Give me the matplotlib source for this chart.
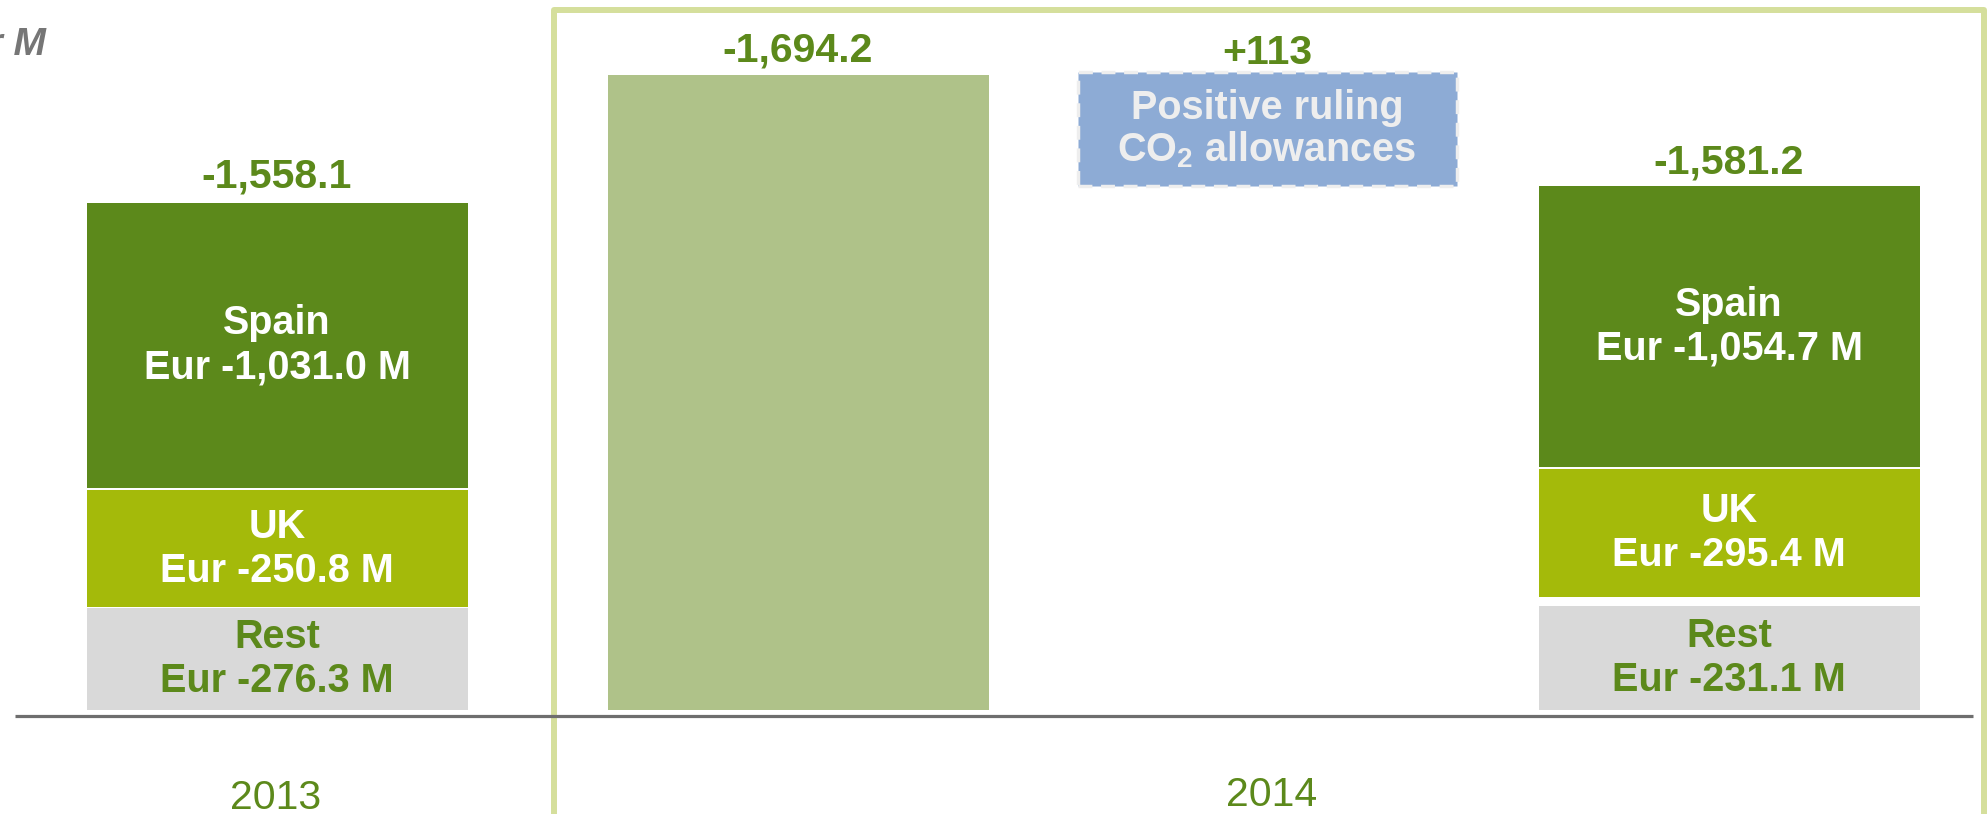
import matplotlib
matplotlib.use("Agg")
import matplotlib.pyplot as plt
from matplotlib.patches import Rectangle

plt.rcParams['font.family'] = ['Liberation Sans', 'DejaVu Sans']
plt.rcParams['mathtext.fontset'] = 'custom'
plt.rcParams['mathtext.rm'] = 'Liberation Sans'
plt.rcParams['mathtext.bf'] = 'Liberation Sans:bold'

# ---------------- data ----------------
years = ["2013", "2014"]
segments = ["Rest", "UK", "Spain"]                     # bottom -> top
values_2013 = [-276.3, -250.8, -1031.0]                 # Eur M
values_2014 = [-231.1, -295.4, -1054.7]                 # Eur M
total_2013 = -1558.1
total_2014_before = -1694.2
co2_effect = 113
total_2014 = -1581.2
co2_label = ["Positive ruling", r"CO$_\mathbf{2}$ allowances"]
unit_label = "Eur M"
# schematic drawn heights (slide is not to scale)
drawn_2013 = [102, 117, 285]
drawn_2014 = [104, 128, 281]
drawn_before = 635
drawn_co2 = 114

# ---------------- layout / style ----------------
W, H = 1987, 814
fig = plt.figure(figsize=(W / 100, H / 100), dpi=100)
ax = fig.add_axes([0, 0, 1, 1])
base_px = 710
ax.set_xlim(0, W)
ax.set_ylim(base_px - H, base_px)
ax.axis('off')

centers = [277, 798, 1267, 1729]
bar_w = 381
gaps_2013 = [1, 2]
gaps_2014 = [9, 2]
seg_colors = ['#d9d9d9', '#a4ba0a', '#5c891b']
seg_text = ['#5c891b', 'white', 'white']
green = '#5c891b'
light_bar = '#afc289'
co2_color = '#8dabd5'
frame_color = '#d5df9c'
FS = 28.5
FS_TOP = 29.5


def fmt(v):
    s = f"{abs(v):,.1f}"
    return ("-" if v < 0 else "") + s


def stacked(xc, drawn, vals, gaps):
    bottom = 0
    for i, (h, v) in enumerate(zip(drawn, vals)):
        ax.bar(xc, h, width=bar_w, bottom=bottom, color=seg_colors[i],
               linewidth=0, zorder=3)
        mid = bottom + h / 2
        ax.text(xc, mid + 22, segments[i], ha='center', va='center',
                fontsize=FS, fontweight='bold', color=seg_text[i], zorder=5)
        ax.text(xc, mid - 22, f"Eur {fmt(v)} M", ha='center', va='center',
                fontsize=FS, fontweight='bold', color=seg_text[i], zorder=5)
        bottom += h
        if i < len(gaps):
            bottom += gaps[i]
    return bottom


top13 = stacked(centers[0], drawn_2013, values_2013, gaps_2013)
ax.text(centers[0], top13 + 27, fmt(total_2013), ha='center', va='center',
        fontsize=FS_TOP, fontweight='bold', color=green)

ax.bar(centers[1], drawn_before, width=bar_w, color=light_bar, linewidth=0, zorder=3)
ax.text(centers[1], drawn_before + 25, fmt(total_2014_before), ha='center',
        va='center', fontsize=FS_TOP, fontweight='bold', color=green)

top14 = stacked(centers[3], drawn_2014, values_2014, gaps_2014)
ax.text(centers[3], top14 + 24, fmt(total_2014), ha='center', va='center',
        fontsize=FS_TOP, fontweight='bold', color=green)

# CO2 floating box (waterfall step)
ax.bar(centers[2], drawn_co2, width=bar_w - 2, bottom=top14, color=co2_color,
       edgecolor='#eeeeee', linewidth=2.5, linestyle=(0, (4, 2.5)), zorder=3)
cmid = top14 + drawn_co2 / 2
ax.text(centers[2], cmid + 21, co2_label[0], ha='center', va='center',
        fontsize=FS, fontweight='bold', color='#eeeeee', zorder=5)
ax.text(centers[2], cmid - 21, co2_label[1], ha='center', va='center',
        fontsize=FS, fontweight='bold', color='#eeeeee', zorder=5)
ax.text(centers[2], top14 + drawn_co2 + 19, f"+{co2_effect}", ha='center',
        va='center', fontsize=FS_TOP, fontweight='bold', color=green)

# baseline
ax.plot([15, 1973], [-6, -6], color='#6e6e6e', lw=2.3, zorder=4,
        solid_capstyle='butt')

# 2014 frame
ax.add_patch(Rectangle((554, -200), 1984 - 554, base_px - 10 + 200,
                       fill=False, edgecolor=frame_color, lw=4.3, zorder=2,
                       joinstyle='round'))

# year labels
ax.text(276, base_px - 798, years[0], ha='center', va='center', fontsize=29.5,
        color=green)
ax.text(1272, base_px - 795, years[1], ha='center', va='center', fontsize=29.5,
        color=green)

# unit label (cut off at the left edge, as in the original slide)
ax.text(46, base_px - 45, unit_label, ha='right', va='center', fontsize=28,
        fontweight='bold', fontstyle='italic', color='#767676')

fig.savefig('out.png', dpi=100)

━━━━━━━━━━

Repeat the listing above exactly from its first line to the line containing "return bottom", both included, and omit the pictures.

Give me the matplotlib source for this chart.
import matplotlib
matplotlib.use("Agg")
import matplotlib.pyplot as plt
from matplotlib.patches import Rectangle

plt.rcParams['font.family'] = ['Liberation Sans', 'DejaVu Sans']
plt.rcParams['mathtext.fontset'] = 'custom'
plt.rcParams['mathtext.rm'] = 'Liberation Sans'
plt.rcParams['mathtext.bf'] = 'Liberation Sans:bold'

# ---------------- data ----------------
years = ["2013", "2014"]
segments = ["Rest", "UK", "Spain"]                     # bottom -> top
values_2013 = [-276.3, -250.8, -1031.0]                 # Eur M
values_2014 = [-231.1, -295.4, -1054.7]                 # Eur M
total_2013 = -1558.1
total_2014_before = -1694.2
co2_effect = 113
total_2014 = -1581.2
co2_label = ["Positive ruling", r"CO$_\mathbf{2}$ allowances"]
unit_label = "Eur M"
# schematic drawn heights (slide is not to scale)
drawn_2013 = [102, 117, 285]
drawn_2014 = [104, 128, 281]
drawn_before = 635
drawn_co2 = 114

# ---------------- layout / style ----------------
W, H = 1987, 814
fig = plt.figure(figsize=(W / 100, H / 100), dpi=100)
ax = fig.add_axes([0, 0, 1, 1])
base_px = 710
ax.set_xlim(0, W)
ax.set_ylim(base_px - H, base_px)
ax.axis('off')

centers = [277, 798, 1267, 1729]
bar_w = 381
gaps_2013 = [1, 2]
gaps_2014 = [9, 2]
seg_colors = ['#d9d9d9', '#a4ba0a', '#5c891b']
seg_text = ['#5c891b', 'white', 'white']
green = '#5c891b'
light_bar = '#afc289'
co2_color = '#8dabd5'
frame_color = '#d5df9c'
FS = 28.5
FS_TOP = 29.5


def fmt(v):
    s = f"{abs(v):,.1f}"
    return ("-" if v < 0 else "") + s


def stacked(xc, drawn, vals, gaps):
    bottom = 0
    for i, (h, v) in enumerate(zip(drawn, vals)):
        ax.bar(xc, h, width=bar_w, bottom=bottom, color=seg_colors[i],
               linewidth=0, zorder=3)
        mid = bottom + h / 2
        ax.text(xc, mid + 22, segments[i], ha='center', va='center',
                fontsize=FS, fontweight='bold', color=seg_text[i], zorder=5)
        ax.text(xc, mid - 22, f"Eur {fmt(v)} M", ha='center', va='center',
                fontsize=FS, fontweight='bold', color=seg_text[i], zorder=5)
        bottom += h
        if i < len(gaps):
            bottom += gaps[i]
    return bottom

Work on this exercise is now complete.